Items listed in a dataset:
┄┄┄┄┄┄

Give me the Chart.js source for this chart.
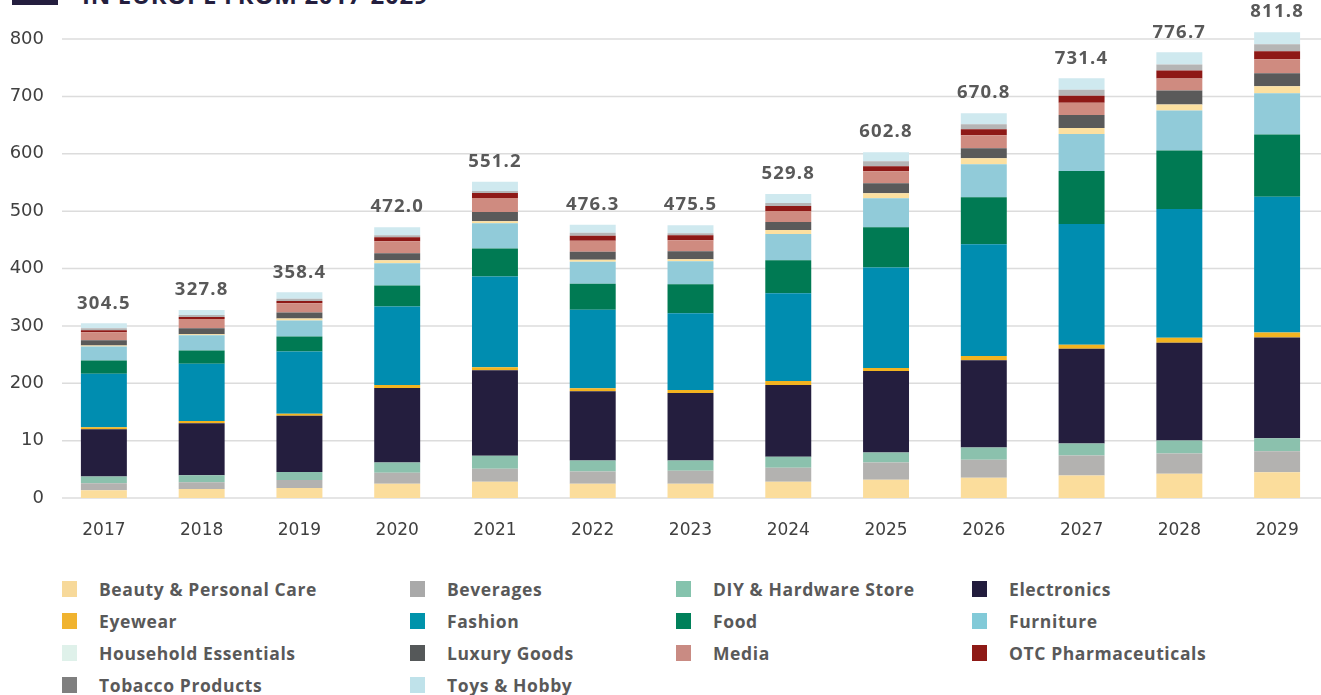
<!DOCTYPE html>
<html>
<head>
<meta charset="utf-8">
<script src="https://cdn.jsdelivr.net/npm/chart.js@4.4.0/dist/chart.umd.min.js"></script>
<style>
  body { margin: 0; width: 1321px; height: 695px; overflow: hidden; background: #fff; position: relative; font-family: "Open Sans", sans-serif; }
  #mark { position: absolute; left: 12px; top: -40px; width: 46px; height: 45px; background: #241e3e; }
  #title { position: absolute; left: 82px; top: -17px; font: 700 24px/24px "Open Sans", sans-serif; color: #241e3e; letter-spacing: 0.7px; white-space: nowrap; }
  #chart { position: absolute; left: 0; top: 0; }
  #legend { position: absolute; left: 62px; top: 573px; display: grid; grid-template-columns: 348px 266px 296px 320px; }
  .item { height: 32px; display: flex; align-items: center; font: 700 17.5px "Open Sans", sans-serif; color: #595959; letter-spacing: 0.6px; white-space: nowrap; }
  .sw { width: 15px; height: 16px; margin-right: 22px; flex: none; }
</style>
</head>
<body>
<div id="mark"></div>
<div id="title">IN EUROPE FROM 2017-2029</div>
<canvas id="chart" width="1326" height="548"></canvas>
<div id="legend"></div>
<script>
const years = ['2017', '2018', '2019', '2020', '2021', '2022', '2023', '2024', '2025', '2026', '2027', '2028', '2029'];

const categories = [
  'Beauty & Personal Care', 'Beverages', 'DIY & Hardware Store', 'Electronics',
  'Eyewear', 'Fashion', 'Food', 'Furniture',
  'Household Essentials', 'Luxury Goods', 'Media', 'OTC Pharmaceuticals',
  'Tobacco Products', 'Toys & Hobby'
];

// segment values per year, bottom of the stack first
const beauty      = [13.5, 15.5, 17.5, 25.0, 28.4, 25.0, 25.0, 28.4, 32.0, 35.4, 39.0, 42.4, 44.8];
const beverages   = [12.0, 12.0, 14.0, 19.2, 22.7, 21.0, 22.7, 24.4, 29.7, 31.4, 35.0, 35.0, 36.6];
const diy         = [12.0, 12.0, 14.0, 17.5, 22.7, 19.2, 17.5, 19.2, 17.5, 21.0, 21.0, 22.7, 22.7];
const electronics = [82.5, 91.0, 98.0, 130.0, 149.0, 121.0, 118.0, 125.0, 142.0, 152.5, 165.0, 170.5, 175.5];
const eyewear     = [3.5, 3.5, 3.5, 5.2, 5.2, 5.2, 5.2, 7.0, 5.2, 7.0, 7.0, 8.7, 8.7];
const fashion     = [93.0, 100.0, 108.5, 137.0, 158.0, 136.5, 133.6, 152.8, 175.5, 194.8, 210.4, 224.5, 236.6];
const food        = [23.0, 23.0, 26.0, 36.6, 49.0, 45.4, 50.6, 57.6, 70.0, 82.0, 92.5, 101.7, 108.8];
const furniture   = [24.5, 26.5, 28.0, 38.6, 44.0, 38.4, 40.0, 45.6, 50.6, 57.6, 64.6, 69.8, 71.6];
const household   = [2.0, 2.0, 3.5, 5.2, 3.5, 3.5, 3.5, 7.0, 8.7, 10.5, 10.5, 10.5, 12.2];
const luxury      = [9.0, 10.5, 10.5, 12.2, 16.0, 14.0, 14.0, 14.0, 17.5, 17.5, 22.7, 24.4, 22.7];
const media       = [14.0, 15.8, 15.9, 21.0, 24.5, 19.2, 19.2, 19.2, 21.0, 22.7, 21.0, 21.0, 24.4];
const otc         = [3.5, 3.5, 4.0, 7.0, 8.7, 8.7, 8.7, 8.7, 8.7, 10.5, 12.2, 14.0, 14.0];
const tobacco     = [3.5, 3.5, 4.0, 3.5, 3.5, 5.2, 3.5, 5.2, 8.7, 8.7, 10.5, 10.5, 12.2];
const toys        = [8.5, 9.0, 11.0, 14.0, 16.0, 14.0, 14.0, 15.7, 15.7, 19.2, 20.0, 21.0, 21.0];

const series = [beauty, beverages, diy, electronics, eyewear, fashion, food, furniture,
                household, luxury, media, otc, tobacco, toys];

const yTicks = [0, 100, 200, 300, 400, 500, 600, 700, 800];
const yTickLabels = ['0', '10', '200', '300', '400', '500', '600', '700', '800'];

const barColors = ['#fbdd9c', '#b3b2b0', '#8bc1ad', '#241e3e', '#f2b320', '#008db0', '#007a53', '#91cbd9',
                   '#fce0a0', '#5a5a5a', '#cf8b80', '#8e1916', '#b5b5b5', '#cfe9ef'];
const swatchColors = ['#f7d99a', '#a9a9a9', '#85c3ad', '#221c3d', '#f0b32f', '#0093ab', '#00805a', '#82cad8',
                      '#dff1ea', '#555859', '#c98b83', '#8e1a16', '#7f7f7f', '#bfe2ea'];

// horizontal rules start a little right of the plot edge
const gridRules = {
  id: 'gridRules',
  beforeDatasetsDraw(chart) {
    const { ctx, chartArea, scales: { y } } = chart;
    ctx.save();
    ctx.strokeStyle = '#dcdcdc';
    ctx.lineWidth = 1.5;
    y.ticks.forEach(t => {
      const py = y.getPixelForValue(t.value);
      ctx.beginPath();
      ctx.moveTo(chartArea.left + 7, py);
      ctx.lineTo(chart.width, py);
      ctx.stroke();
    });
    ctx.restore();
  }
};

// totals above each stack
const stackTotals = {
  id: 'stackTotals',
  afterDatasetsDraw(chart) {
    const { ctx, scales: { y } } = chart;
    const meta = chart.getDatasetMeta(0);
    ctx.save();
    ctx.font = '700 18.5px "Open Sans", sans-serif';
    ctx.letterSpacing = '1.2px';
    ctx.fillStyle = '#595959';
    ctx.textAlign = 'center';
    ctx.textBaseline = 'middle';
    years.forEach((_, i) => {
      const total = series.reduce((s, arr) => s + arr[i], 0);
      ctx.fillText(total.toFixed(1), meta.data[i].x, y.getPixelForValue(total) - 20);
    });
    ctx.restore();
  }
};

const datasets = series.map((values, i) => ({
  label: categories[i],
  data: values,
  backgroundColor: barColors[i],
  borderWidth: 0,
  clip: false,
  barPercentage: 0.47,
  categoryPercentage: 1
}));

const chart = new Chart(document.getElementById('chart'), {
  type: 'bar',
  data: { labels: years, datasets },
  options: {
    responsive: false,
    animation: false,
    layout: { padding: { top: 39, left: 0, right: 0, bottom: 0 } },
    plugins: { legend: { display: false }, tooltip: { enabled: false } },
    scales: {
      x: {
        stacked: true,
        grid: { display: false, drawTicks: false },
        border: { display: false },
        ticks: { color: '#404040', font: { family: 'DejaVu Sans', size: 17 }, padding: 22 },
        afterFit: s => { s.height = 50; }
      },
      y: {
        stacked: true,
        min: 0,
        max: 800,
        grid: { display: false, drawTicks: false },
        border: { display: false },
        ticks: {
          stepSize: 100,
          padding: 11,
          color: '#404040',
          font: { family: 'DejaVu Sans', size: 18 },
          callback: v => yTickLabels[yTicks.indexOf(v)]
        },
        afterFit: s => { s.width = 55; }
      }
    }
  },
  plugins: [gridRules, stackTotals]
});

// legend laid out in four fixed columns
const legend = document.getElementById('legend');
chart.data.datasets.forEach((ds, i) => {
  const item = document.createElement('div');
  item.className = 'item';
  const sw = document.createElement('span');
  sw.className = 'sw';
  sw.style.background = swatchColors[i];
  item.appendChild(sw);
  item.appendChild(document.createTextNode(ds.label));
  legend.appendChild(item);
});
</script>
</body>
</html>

┄┄┄┄┄┄

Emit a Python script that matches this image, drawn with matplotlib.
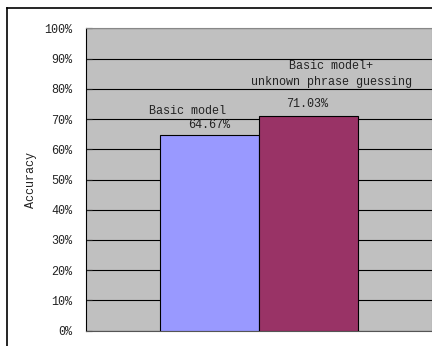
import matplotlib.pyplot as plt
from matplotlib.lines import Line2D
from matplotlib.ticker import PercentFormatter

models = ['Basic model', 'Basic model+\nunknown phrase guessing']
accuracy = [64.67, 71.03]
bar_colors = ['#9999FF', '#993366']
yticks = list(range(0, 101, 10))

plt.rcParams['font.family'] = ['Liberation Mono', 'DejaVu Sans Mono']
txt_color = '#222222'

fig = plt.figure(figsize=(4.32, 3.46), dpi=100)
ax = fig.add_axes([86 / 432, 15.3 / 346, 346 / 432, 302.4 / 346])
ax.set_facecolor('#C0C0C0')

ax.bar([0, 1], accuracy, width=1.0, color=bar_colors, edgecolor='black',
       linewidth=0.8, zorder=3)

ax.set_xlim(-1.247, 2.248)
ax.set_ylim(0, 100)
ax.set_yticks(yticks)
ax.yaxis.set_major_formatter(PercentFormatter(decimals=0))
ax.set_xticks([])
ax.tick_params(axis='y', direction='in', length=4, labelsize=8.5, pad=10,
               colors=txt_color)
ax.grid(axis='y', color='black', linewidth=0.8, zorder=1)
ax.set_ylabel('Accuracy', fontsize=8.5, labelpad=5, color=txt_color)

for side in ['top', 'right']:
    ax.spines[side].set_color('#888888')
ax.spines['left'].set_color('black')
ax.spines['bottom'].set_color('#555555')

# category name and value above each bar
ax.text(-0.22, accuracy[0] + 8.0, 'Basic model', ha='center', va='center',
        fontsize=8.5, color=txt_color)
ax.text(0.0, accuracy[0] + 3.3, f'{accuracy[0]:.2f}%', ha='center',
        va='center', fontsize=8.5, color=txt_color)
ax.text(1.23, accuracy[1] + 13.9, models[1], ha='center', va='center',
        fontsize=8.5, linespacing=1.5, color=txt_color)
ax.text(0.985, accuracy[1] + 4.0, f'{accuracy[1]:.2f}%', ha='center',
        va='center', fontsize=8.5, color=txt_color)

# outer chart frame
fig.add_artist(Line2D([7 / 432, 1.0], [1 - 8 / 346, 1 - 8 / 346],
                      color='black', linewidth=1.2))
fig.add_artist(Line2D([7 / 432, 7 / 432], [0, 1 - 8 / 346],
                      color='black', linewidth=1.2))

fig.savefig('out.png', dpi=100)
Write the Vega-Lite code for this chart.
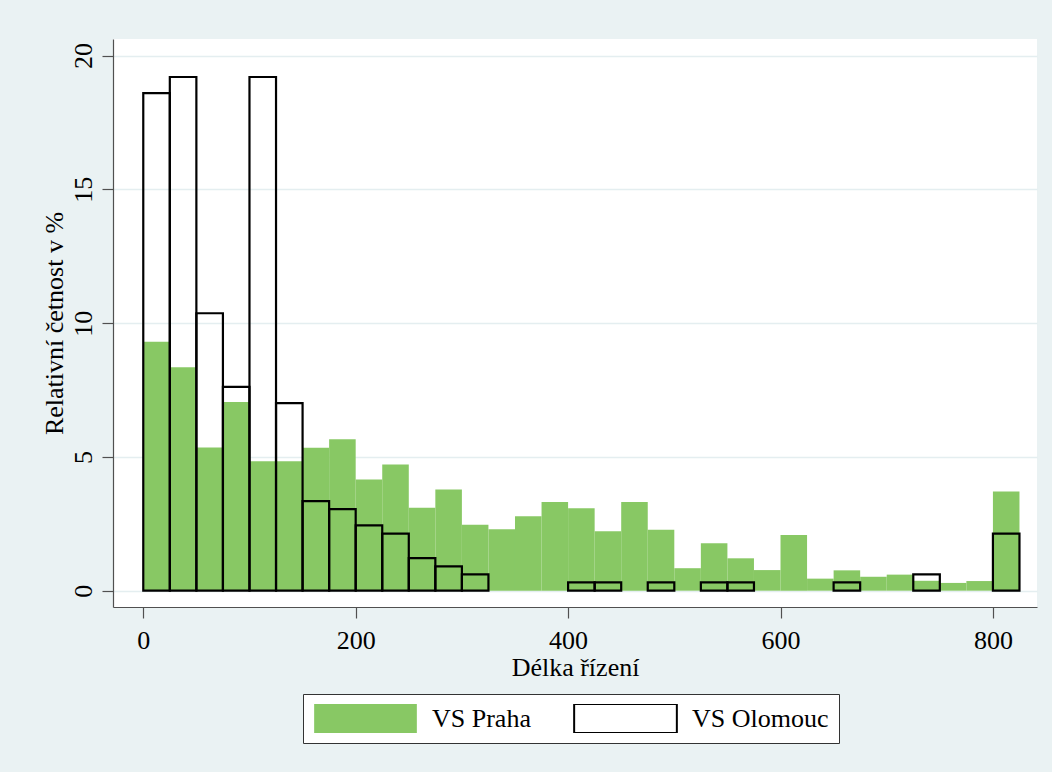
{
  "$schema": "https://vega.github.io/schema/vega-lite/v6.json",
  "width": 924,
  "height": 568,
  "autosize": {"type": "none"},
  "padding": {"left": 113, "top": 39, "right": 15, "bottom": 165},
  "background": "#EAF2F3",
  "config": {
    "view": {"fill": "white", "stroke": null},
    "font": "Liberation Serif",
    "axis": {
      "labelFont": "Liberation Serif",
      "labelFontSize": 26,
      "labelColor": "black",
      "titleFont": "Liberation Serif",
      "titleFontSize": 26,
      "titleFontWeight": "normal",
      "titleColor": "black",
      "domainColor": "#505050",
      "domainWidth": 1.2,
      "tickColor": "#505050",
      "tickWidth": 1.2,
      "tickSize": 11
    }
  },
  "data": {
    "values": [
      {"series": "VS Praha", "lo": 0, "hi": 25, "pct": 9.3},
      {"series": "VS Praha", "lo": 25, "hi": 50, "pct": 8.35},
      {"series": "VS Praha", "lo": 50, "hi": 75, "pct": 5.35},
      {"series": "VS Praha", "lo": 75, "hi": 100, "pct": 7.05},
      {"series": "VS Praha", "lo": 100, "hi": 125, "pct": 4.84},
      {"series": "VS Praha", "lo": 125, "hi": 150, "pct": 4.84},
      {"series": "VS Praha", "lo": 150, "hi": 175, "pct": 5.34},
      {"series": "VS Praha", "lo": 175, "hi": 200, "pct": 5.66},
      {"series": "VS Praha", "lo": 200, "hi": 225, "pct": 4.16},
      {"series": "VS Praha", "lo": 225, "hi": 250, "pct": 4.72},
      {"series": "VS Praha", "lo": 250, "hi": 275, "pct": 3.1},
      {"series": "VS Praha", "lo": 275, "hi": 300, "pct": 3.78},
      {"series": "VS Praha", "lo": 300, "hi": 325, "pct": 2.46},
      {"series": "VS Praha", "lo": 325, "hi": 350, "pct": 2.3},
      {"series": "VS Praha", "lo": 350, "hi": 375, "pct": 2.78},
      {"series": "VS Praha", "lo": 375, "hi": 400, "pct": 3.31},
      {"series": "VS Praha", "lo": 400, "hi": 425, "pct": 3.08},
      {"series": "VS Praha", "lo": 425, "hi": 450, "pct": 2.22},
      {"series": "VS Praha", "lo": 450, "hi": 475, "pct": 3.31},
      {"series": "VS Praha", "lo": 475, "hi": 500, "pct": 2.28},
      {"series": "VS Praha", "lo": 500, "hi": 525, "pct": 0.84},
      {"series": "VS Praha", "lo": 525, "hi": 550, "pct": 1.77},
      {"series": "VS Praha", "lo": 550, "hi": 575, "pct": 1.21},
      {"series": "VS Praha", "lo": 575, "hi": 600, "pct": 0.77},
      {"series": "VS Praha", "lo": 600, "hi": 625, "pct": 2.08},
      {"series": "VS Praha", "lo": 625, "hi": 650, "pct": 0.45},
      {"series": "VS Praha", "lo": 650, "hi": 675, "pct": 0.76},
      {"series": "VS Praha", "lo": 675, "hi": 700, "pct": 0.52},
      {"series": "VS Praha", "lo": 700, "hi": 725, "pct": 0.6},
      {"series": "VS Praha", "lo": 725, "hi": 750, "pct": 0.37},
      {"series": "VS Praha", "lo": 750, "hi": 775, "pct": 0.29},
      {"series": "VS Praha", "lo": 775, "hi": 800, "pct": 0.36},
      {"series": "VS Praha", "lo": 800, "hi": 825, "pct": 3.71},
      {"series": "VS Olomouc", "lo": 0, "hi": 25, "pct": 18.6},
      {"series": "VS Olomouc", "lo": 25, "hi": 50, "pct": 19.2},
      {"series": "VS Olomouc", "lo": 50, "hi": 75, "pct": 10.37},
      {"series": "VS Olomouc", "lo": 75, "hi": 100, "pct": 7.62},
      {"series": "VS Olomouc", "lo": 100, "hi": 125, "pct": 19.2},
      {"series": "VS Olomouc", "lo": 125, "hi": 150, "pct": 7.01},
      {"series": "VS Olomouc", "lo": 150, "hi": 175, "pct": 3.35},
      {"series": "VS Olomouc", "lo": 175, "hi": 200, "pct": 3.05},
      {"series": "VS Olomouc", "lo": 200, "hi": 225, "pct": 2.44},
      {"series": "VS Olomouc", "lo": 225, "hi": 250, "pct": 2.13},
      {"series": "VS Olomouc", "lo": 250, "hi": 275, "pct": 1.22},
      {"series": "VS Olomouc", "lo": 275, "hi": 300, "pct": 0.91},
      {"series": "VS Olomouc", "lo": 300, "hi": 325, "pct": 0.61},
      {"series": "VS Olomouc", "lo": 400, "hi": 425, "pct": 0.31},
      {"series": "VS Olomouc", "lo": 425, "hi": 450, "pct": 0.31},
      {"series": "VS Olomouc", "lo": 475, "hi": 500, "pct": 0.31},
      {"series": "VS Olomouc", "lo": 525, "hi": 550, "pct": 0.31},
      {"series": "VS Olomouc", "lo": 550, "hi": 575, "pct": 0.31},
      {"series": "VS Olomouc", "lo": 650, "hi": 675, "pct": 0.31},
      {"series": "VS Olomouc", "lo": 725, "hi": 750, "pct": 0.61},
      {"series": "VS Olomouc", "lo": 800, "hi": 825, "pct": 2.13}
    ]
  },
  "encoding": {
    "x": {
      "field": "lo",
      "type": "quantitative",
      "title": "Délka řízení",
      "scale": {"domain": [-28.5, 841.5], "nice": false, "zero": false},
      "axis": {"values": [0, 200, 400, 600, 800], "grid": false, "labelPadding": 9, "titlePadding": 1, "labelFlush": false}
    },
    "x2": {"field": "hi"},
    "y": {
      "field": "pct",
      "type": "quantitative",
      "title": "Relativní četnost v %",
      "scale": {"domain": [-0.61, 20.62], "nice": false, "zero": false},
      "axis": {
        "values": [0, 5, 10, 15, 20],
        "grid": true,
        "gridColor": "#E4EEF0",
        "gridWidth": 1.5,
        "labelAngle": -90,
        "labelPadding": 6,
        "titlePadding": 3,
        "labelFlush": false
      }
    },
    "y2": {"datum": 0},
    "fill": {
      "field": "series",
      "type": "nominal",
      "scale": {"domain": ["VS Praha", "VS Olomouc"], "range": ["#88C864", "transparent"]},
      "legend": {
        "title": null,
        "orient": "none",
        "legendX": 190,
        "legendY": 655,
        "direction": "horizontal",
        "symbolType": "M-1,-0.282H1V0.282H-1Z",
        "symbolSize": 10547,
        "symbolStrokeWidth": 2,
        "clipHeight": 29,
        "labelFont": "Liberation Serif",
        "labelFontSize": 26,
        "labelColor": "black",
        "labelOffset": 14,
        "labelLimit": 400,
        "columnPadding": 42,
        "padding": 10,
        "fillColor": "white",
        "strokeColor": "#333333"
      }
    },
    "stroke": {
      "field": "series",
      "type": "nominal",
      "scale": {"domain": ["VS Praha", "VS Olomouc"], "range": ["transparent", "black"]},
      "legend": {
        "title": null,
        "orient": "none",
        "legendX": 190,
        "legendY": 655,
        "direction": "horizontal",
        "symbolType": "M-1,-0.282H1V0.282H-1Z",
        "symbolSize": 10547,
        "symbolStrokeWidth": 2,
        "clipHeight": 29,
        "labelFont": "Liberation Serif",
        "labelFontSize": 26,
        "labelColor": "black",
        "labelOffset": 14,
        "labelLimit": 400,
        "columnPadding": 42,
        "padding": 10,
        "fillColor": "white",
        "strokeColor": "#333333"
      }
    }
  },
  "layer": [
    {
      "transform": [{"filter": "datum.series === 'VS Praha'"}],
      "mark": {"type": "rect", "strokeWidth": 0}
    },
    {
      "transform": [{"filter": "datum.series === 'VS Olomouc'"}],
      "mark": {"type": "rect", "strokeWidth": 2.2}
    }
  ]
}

┄┄┄┄┄┄

### What you are asked to do
Copy exactly the stretch of lines that starts at the line holding "Emit a Python" and ends at the line holding "fig.savefig('out.png', dpi=100)". Drop the pictures.

### Full output
Emit a Python script that matches this image, drawn with matplotlib.
import matplotlib.pyplot as plt
from matplotlib.lines import Line2D
from matplotlib.ticker import PercentFormatter

models = ['Basic model', 'Basic model+\nunknown phrase guessing']
accuracy = [64.67, 71.03]
bar_colors = ['#9999FF', '#993366']
yticks = list(range(0, 101, 10))

plt.rcParams['font.family'] = ['Liberation Mono', 'DejaVu Sans Mono']
txt_color = '#222222'

fig = plt.figure(figsize=(4.32, 3.46), dpi=100)
ax = fig.add_axes([86 / 432, 15.3 / 346, 346 / 432, 302.4 / 346])
ax.set_facecolor('#C0C0C0')

ax.bar([0, 1], accuracy, width=1.0, color=bar_colors, edgecolor='black',
       linewidth=0.8, zorder=3)

ax.set_xlim(-1.247, 2.248)
ax.set_ylim(0, 100)
ax.set_yticks(yticks)
ax.yaxis.set_major_formatter(PercentFormatter(decimals=0))
ax.set_xticks([])
ax.tick_params(axis='y', direction='in', length=4, labelsize=8.5, pad=10,
               colors=txt_color)
ax.grid(axis='y', color='black', linewidth=0.8, zorder=1)
ax.set_ylabel('Accuracy', fontsize=8.5, labelpad=5, color=txt_color)

for side in ['top', 'right']:
    ax.spines[side].set_color('#888888')
ax.spines['left'].set_color('black')
ax.spines['bottom'].set_color('#555555')

# category name and value above each bar
ax.text(-0.22, accuracy[0] + 8.0, 'Basic model', ha='center', va='center',
        fontsize=8.5, color=txt_color)
ax.text(0.0, accuracy[0] + 3.3, f'{accuracy[0]:.2f}%', ha='center',
        va='center', fontsize=8.5, color=txt_color)
ax.text(1.23, accuracy[1] + 13.9, models[1], ha='center', va='center',
        fontsize=8.5, linespacing=1.5, color=txt_color)
ax.text(0.985, accuracy[1] + 4.0, f'{accuracy[1]:.2f}%', ha='center',
        va='center', fontsize=8.5, color=txt_color)

# outer chart frame
fig.add_artist(Line2D([7 / 432, 1.0], [1 - 8 / 346, 1 - 8 / 346],
                      color='black', linewidth=1.2))
fig.add_artist(Line2D([7 / 432, 7 / 432], [0, 1 - 8 / 346],
                      color='black', linewidth=1.2))

fig.savefig('out.png', dpi=100)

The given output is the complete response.